Wednesday, January 16, 2008
Here is a sampling of the media coverage on Stoneridge: WPost, Corporate Fraud Lawsuits Restricted; NYTimes, Supreme Court Limits Lawsuits by Shareholders; WSJ, Top Court Limits Shareholder Fraud Suits. Some analysts, who are more optimistic than I, find a silver lining in the majority's distinction between "ordinary" commercial transactions and capital-raising activities, a distinction that would still allow for imposition of liability on the investment banks in Enron (a case pending before the Court since last spring).
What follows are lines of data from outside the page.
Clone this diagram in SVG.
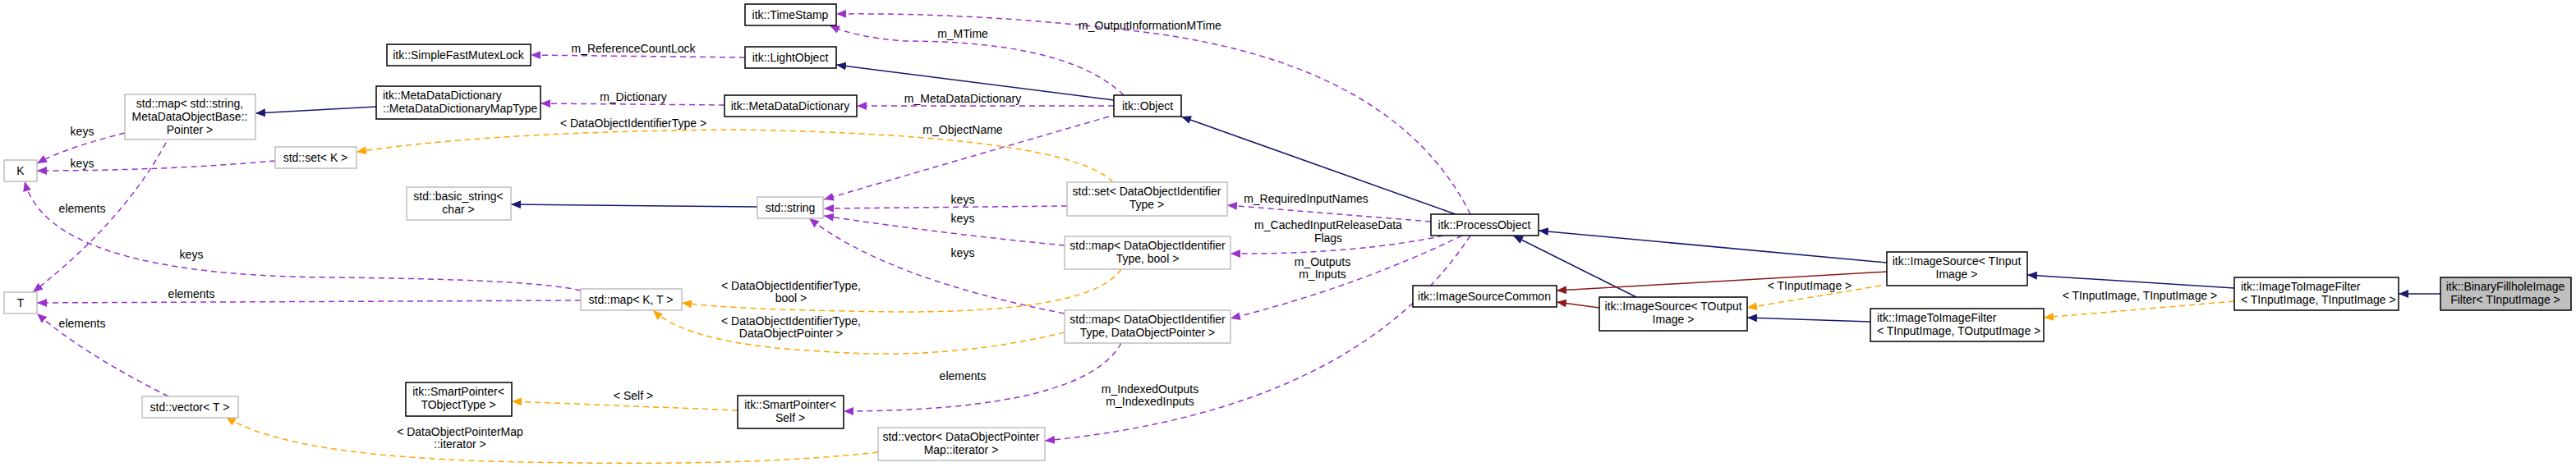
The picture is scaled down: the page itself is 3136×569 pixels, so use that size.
<svg xmlns="http://www.w3.org/2000/svg" width="3136" height="569" viewBox="0 0 3136 569">
<style>
text{font-family:"Liberation Sans",Arial,sans-serif;font-size:14px;fill:#000}
.n rect{fill:#fff;stroke:#000;stroke-width:1.5}
.g rect{fill:#fff;stroke:#bfbfbf;stroke-width:1.5}
.m{text-anchor:middle}
.e path{fill:none;stroke-width:1.5}
.p{stroke:#9a32cd;stroke-dasharray:7,5}
.o{stroke:#ffa500;stroke-dasharray:7,5}
.b{stroke:#191970}
.r{stroke:#8b1a1a}
</style>
<defs>
<marker id="ap" markerWidth="12" markerHeight="10" refX="12" refY="5" orient="auto" markerUnits="userSpaceOnUse"><path d="M0,0L12,5L0,10z" fill="#9a32cd"/></marker>
<marker id="ao" markerWidth="12" markerHeight="10" refX="12" refY="5" orient="auto" markerUnits="userSpaceOnUse"><path d="M0,0L12,5L0,10z" fill="#ffa500"/></marker>
<marker id="ab" markerWidth="12" markerHeight="10" refX="12" refY="5" orient="auto" markerUnits="userSpaceOnUse"><path d="M0,0L12,5L0,10z" fill="#191970"/></marker>
<marker id="ar" markerWidth="12" markerHeight="10" refX="12" refY="5" orient="auto" markerUnits="userSpaceOnUse"><path d="M0,0L12,5L0,10z" fill="#8b1a1a"/></marker>
</defs>
<g id="edges" class="e">
<path class="p" marker-end="url(#ap)" d="M907,70 L646,67"/>
<path class="b" marker-end="url(#ab)" d="M1356,122 L1018,79"/>
<path class="p" marker-end="url(#ap)" d="M1368,116 Q1300,50 1100,50 Q1040,45 1010,31"/>
<path class="p" marker-end="url(#ap)" d="M1790,261 Q1700,80 1400,40 Q1200,15 1018,17"/>
<path class="p" marker-end="url(#ap)" d="M1356,129 L1043,129"/>
<path class="p" marker-end="url(#ap)" d="M882,128 L658,126"/>
<path class="b" marker-end="url(#ab)" d="M458,130 L311,138"/>
<path class="p" marker-end="url(#ap)" d="M152,162 Q80,180 45,199"/>
<path class="p" marker-end="url(#ap)" d="M202,174 Q150,270 40,356"/>
<path class="p" marker-end="url(#ap)" d="M335,196 Q200,208 45,208"/>
<path class="o" marker-end="url(#ao)" d="M1355,222 Q1300,165 900,158 Q600,160 434,185"/>
<path class="p" marker-end="url(#ap)" d="M1350,142 Q1150,200 1003,243"/>
<path class="b" marker-end="url(#ab)" d="M922,252 L622,249"/>
<path class="p" marker-end="url(#ap)" d="M1299,251 L1003,254"/>
<path class="p" marker-end="url(#ap)" d="M1296,299 Q1150,285 1003,263"/>
<path class="p" marker-end="url(#ap)" d="M1296,382 Q1080,340 985,266"/>
<path class="p" marker-end="url(#ap)" d="M707,354 Q650,340 400,338 Q60,335 30,221"/>
<path class="p" marker-end="url(#ap)" d="M707,366 L45,369"/>
<path class="p" marker-end="url(#ap)" d="M205,483 Q100,430 45,382"/>
<path class="o" marker-end="url(#ao)" d="M1365,328 Q1330,380 1100,380 Q900,378 830,369"/>
<path class="o" marker-end="url(#ao)" d="M1296,405 Q1150,440 1000,428 Q840,420 795,378"/>
<path class="p" marker-end="url(#ap)" d="M1365,418 Q1320,500 1027,501"/>
<path class="o" marker-end="url(#ao)" d="M898,500 L623,489"/>
<path class="o" marker-end="url(#ao)" d="M1069,551 Q900,570 600,562 Q350,555 275,508"/>
<path class="p" marker-end="url(#ap)" d="M1790,287 Q1650,500 1272,537"/>
<path class="p" marker-end="url(#ap)" d="M1742,270 L1494,250"/>
<path class="p" marker-end="url(#ap)" d="M1757,287 Q1650,310 1498,309"/>
<path class="p" marker-end="url(#ap)" d="M1780,287 Q1650,350 1498,388"/>
<path class="b" marker-end="url(#ab)" d="M1772,261 L1438,142"/>
<path class="b" marker-end="url(#ab)" d="M2297,320 L1873,281"/>
<path class="b" marker-end="url(#ab)" d="M1992,362 L1842,287"/>
<path class="r" marker-end="url(#ar)" d="M2297,331 L1895,354"/>
<path class="r" marker-end="url(#ar)" d="M1947,375 L1895,368"/>
<path class="o" marker-end="url(#ao)" d="M2290,348 L2127,375"/>
<path class="b" marker-end="url(#ab)" d="M2277,392 L2127,387"/>
<path class="b" marker-end="url(#ab)" d="M2720,351 L2468,335"/>
<path class="o" marker-end="url(#ao)" d="M2720,367 L2488,387"/>
<path class="b" marker-end="url(#ab)" d="M2971,358 L2920,358"/>
<g class="m">
<text x="771" y="64">m_ReferenceCountLock</text>
<text x="1172" y="46">m_MTime</text>
<text x="1400" y="36">m_OutputInformationMTime</text>
<text x="1172" y="125">m_MetaDataDictionary</text>
<text x="771" y="123">m_Dictionary</text>
<text x="100" y="165">keys</text>
<text x="100" y="259">elements</text>
<text x="100" y="204">keys</text>
<text x="771" y="155">&lt; DataObjectIdentifierType &gt;</text>
<text x="1172" y="163">m_ObjectName</text>
<text x="1172" y="248">keys</text>
<text x="1172" y="271">keys</text>
<text x="1172" y="313">keys</text>
<text x="233" y="315">keys</text>
<text x="233" y="363">elements</text>
<text x="100" y="399">elements</text>
<text x="963" y="353">&lt; DataObjectIdentifierType,</text>
<text x="963" y="368">bool &gt;</text>
<text x="963" y="396">&lt; DataObjectIdentifierType,</text>
<text x="963" y="411">DataObjectPointer &gt;</text>
<text x="1172" y="463">elements</text>
<text x="771" y="487">&lt; Self &gt;</text>
<text x="560" y="531">&lt; DataObjectPointerMap</text>
<text x="560" y="546">::iterator &gt;</text>
<text x="1400" y="479">m_IndexedOutputs</text>
<text x="1400" y="494">m_IndexedInputs</text>
<text x="1590" y="247">m_RequiredInputNames</text>
<text x="1617" y="279">m_CachedInputReleaseData</text>
<text x="1617" y="295">Flags</text>
<text x="1610" y="324">m_Outputs</text>
<text x="1610" y="339">m_Inputs</text>
<text x="2203" y="353">&lt; TInputImage &gt;</text>
<text x="2605" y="365">&lt; TInputImage, TInputImage &gt;</text>
</g>
</g>
<g id="timestamp" class="n"><rect x="907" y="5" width="111" height="26"/><text class="m" x="962" y="23">itk::TimeStamp</text></g>
<g id="mutex" class="n"><rect x="471" y="54" width="175" height="26"/><text class="m" x="558" y="72">itk::SimpleFastMutexLock</text></g>
<g id="lightobject" class="n"><rect x="907" y="57" width="111" height="26"/><text class="m" x="962" y="75">itk::LightObject</text></g>
<g id="maptype" class="n"><rect x="458" y="105" width="200" height="40"/><text x="466" y="121">itk::MetaDataDictionary</text><text x="466" y="137">::MetaDataDictionaryMapType</text></g>
<g id="mdd" class="n"><rect x="882" y="116" width="161" height="26"/><text class="m" x="962" y="134">itk::MetaDataDictionary</text></g>
<g id="object" class="n"><rect x="1356" y="116" width="82" height="26"/><text class="m" x="1397" y="134">itk::Object</text></g>
<g id="mapstring" class="g"><rect x="152" y="115" width="159" height="55"/><text class="m" x="231" y="131">std::map&lt; std::string,</text><text class="m" x="231" y="147">MetaDataObjectBase::</text><text class="m" x="231" y="163">Pointer &gt;</text></g>
<g id="K" class="g"><rect x="5" y="195" width="40" height="26"/><text class="m" x="25" y="213">K</text></g>
<g id="setK" class="g"><rect x="335" y="179" width="99" height="26"/><text class="m" x="384" y="197">std::set&lt; K &gt;</text></g>
<g id="basicstring" class="g"><rect x="495" y="228" width="127" height="40"/><text class="m" x="558" y="244">std::basic_string&lt;</text><text class="m" x="558" y="260">char &gt;</text></g>
<g id="string" class="g"><rect x="922" y="240" width="80" height="26"/><text class="m" x="962" y="258">std::string</text></g>
<g id="setdoit" class="g"><rect x="1299" y="222" width="195" height="41"/><text class="m" x="1396" y="238">std::set&lt; DataObjectIdentifier</text><text class="m" x="1396" y="254">Type &gt;</text></g>
<g id="mapbool" class="g"><rect x="1296" y="288" width="202" height="40"/><text class="m" x="1397" y="304">std::map&lt; DataObjectIdentifier</text><text class="m" x="1397" y="320">Type, bool &gt;</text></g>
<g id="T" class="g"><rect x="5" y="356" width="40" height="26"/><text class="m" x="25" y="374">T</text></g>
<g id="mapKT" class="g"><rect x="707" y="352" width="123" height="26"/><text class="m" x="768" y="370">std::map&lt; K, T &gt;</text></g>
<g id="mapdop" class="g"><rect x="1296" y="378" width="202" height="40"/><text class="m" x="1397" y="394">std::map&lt; DataObjectIdentifier</text><text class="m" x="1397" y="410">Type, DataObjectPointer &gt;</text></g>
<g id="vectorT" class="g"><rect x="173" y="483" width="117" height="26"/><text class="m" x="231" y="501">std::vector&lt; T &gt;</text></g>
<g id="spobj" class="n"><rect x="494" y="466" width="129" height="41"/><text class="m" x="558" y="482">itk::SmartPointer&lt;</text><text class="m" x="558" y="498">TObjectType &gt;</text></g>
<g id="spself" class="n"><rect x="898" y="482" width="129" height="40"/><text class="m" x="962" y="498">itk::SmartPointer&lt;</text><text class="m" x="962" y="514">Self &gt;</text></g>
<g id="vectoriter" class="g"><rect x="1069" y="521" width="203" height="40"/><text class="m" x="1170" y="537">std::vector&lt; DataObjectPointer</text><text class="m" x="1170" y="553">Map::iterator &gt;</text></g>
<g id="processobject" class="n"><rect x="1742" y="261" width="131" height="26"/><text class="m" x="1807" y="279">itk::ProcessObject</text></g>
<g id="isc" class="n"><rect x="1720" y="348" width="175" height="26"/><text class="m" x="1807" y="366">itk::ImageSourceCommon</text></g>
<g id="isout" class="n"><rect x="1947" y="362" width="180" height="41"/><text class="m" x="2037" y="378">itk::ImageSource&lt; TOutput</text><text class="m" x="2037" y="394">Image &gt;</text></g>
<g id="isin" class="n"><rect x="2297" y="307" width="171" height="41"/><text class="m" x="2382" y="323">itk::ImageSource&lt; TInput</text><text class="m" x="2382" y="339">Image &gt;</text></g>
<g id="itio" class="n"><rect x="2277" y="376" width="211" height="40"/><text x="2285" y="392">itk::ImageToImageFilter</text><text x="2285" y="408">&lt; TInputImage, TOutputImage &gt;</text></g>
<g id="itii" class="n"><rect x="2720" y="338" width="200" height="40"/><text x="2728" y="354">itk::ImageToImageFilter</text><text x="2728" y="370">&lt; TInputImage, TInputImage &gt;</text></g>
<g id="binfill" class="n"><rect x="2971" y="338" width="159" height="40" style="fill:#bfbfbf"/><text class="m" x="3050" y="354">itk::BinaryFillholeImage</text><text class="m" x="3050" y="370">Filter&lt; TInputImage &gt;</text></g>
</svg>
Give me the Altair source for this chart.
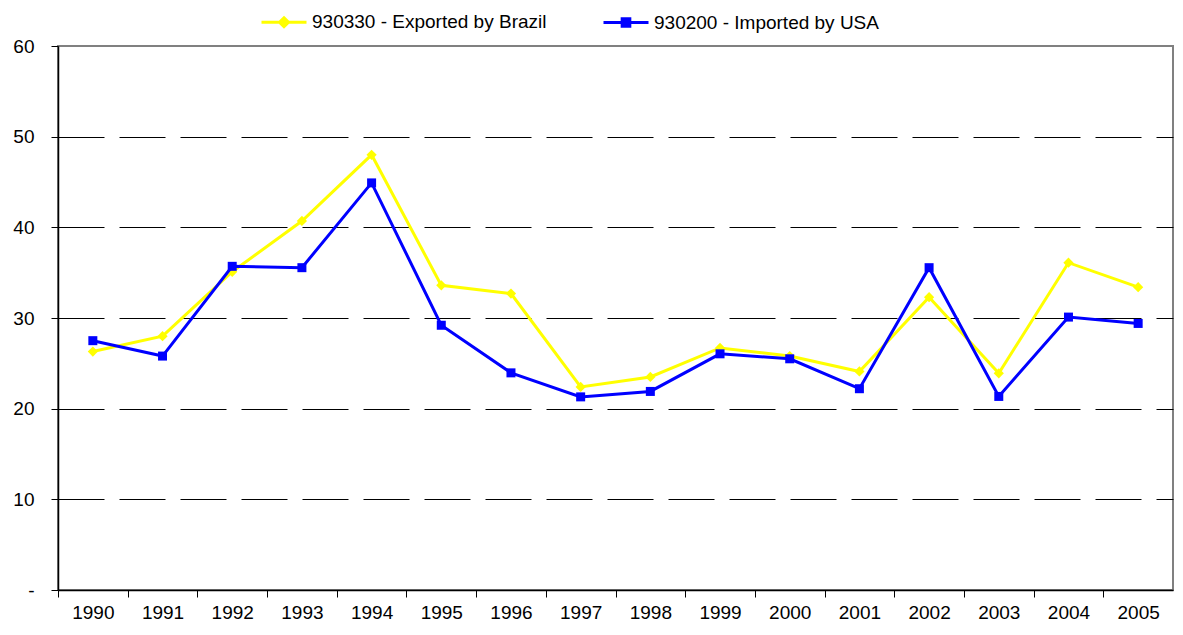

However, the strong message of the majority opinion is the need for reliance, which leaves no loophole for undisclosed, behind-the-scenes fraud (which, of course, is how fraudulent schemes are conducted).
After Stoneridge, the SEC's role in deterring fraud by third parties and obtaining compensation for investors from them under disgorgement and the Fair Funds provision of Sarbanes-Oxley becomes the only game in town. Is it up to the task? I have expressed my doubts elsewhere about the policy and the SEC's track record in bringing Fair Funds cases (in a forthcoming article in The Business Lawyer). Meanwhile, what about filling those two vacancies on the Commission? I think those two guys and one gal could use some help, what with the financial markets in such bad shape that "recession" and even "depression" are becoming buzz words.